People Centric Marketing: não é uma novidade, mas uma realidade.
Outra questão absolutamente brilhante do livro Marketing 5.0 é a nova abordagem do usuário no sentido de conhecê-lo melhor. Até o marketing 3.0, os atributos amplamente estudados pelo marketing eram os demográficos e psicográficos (suas emoções e seus comportamentos).
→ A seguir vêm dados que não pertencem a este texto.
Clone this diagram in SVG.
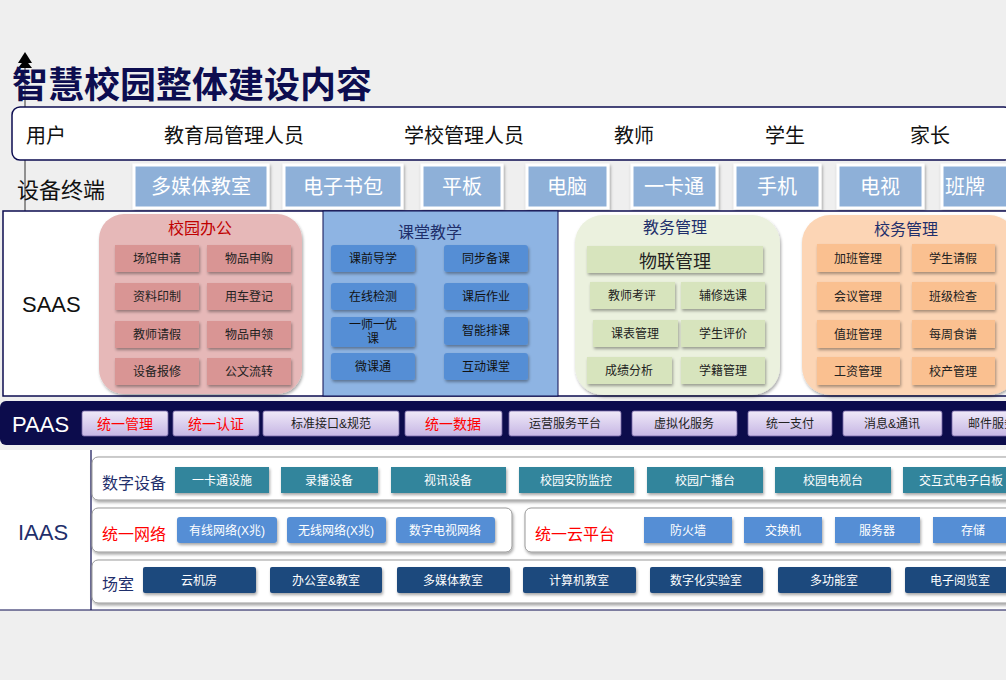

Hoje, uma nova versão se coloca: a persona de um indivíduo se quebra em pelo menos quatro grandes pilares: o demográfico; o psicográfico (esse compreendido pelos interesses, paixões e motivações); o mais novo pilar, o comportamental (que compreende não só seu consumo de mídia, mas também e principalmente sua jornada de compra) e; finalmente, o geográfico, um pilar muito novo para o marketing, já que com a tecnologia conseguimos localizar geograficamente o usuário e identificar seu entorno para melhor conhecimento de sua vida cotidiana.
Não quero me estender aqui com o óbvio e o já bastante falado gerenciamento de dados – ao qual ele traz profundamente no livro. Contudo, gostaria de colocar luz e foco no que Kotler chama de marketing preditivo (por meio de dados, claro). Um novo campo de estudo de dados para os gerentes de produto que sofrem as tensões do lançamento de novos produtos e serviços em suas carreiras. Todavia, não só.
Kotler traça também um paralelo com o que ele chama de gerenciamento preditivo de marca, a partir de testes AB para as campanhas e otimização de alcance e conteúdo. A perspectiva do uso de machine learning no aprendizado do que vai bem ou mal numa campanha para melhores taxas de click through e sentimentos mais próximos aos valores de marca.
Há mais ou menos 20 anos, quando se falava em tom bastante jocoso e irônico sobre a “tratar bem o freguês”, acredito que não se esperava um desenvolvimento tão intenso das alavancas tecnológicas de marketing para que o “cliente” se tornasse de fato “sua majestade”. Tão pouco que ele pudesse ter a força de ter em suas mãos o poder de colaborar ou prejudicar a performance financeira e/ou de marca de um negócio.
Esse momento chegou. Bem-vindos ao mundo da sua majestade, o usuário!